-- START OF SOURCE MATERIAL --
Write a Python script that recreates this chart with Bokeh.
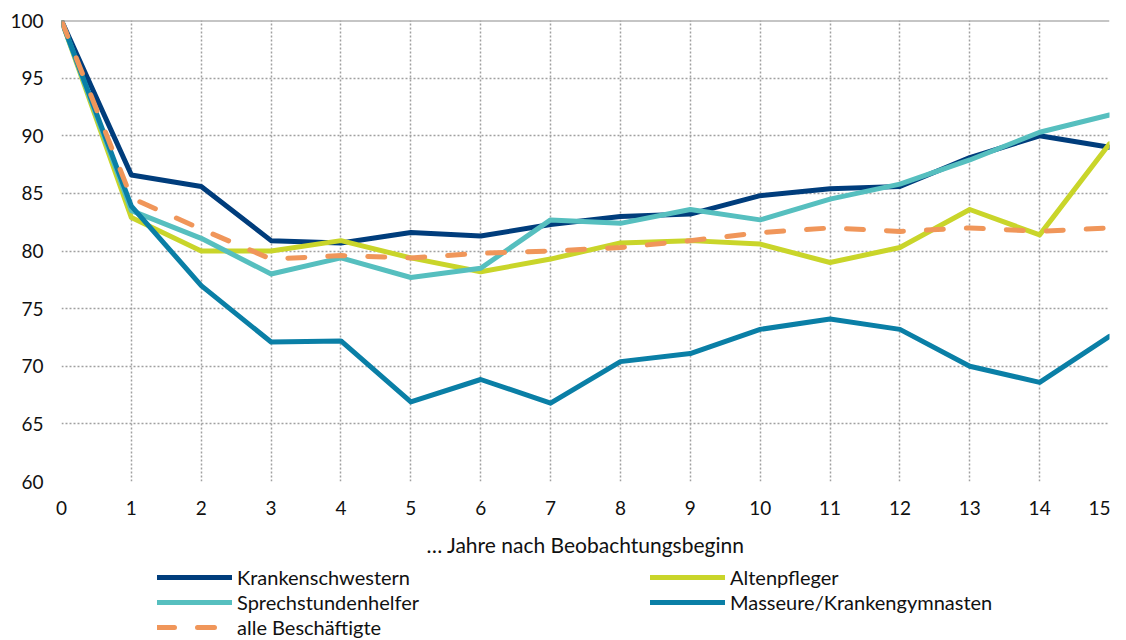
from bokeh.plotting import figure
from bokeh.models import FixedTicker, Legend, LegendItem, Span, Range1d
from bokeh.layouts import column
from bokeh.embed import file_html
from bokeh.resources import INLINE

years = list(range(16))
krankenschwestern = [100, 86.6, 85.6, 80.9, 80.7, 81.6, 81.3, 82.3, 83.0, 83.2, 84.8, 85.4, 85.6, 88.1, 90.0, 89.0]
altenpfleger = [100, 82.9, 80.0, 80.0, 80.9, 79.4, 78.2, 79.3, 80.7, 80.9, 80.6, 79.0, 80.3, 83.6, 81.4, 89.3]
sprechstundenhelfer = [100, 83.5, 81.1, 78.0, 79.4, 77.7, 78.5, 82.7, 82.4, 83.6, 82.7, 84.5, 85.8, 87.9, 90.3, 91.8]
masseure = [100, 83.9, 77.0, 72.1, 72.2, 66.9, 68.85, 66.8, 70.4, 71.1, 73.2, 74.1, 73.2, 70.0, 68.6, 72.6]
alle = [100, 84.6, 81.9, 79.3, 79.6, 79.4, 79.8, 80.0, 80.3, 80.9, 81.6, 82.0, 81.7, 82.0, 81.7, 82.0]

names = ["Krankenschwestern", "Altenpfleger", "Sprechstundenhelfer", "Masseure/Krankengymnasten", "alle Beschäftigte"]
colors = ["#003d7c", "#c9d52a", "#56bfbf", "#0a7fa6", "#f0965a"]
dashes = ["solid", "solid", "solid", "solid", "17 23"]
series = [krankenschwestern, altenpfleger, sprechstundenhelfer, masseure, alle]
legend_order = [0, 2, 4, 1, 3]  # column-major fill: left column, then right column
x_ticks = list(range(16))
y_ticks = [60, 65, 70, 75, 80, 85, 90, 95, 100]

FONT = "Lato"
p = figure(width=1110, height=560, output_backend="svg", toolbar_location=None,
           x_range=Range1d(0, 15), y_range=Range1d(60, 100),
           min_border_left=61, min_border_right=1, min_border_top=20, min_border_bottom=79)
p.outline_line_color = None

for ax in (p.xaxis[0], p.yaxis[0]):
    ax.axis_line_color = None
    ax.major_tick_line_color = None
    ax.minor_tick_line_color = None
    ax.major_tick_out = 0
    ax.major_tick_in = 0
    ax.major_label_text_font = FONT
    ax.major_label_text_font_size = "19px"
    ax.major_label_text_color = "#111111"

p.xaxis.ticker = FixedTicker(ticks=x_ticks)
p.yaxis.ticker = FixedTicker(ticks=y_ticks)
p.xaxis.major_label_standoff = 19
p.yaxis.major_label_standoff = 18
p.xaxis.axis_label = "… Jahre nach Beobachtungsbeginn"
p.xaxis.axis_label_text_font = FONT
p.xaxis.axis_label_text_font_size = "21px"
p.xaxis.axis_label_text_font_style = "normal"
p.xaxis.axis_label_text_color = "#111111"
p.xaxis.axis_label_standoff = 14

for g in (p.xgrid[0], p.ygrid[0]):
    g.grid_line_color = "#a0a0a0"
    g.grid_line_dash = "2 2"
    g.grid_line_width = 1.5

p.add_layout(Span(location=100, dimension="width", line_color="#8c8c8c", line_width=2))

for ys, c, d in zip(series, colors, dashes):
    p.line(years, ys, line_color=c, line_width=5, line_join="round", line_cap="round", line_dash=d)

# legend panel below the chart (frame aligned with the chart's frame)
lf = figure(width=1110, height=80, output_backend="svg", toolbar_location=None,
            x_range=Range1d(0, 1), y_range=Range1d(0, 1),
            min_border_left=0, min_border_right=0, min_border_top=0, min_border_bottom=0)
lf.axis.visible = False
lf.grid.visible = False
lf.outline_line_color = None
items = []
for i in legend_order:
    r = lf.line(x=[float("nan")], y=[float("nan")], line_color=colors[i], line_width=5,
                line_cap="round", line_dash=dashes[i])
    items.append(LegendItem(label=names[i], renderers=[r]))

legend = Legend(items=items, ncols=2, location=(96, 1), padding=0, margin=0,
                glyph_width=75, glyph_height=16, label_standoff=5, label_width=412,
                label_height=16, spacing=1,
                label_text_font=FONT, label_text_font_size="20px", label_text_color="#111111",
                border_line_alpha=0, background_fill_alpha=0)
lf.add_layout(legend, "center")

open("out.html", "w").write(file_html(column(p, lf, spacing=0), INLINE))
-- END OF SOURCE MATERIAL --
* REQUIREMENT
Exactly as written, please give again the lines from the beginning of the listing through the line containing "from bokeh.resources import INLINE", inclusive, without any pictures.

* EXERCISE RESULT
Write a Python script that recreates this chart with Bokeh.
from bokeh.plotting import figure
from bokeh.models import FixedTicker, Legend, LegendItem, Span, Range1d
from bokeh.layouts import column
from bokeh.embed import file_html
from bokeh.resources import INLINE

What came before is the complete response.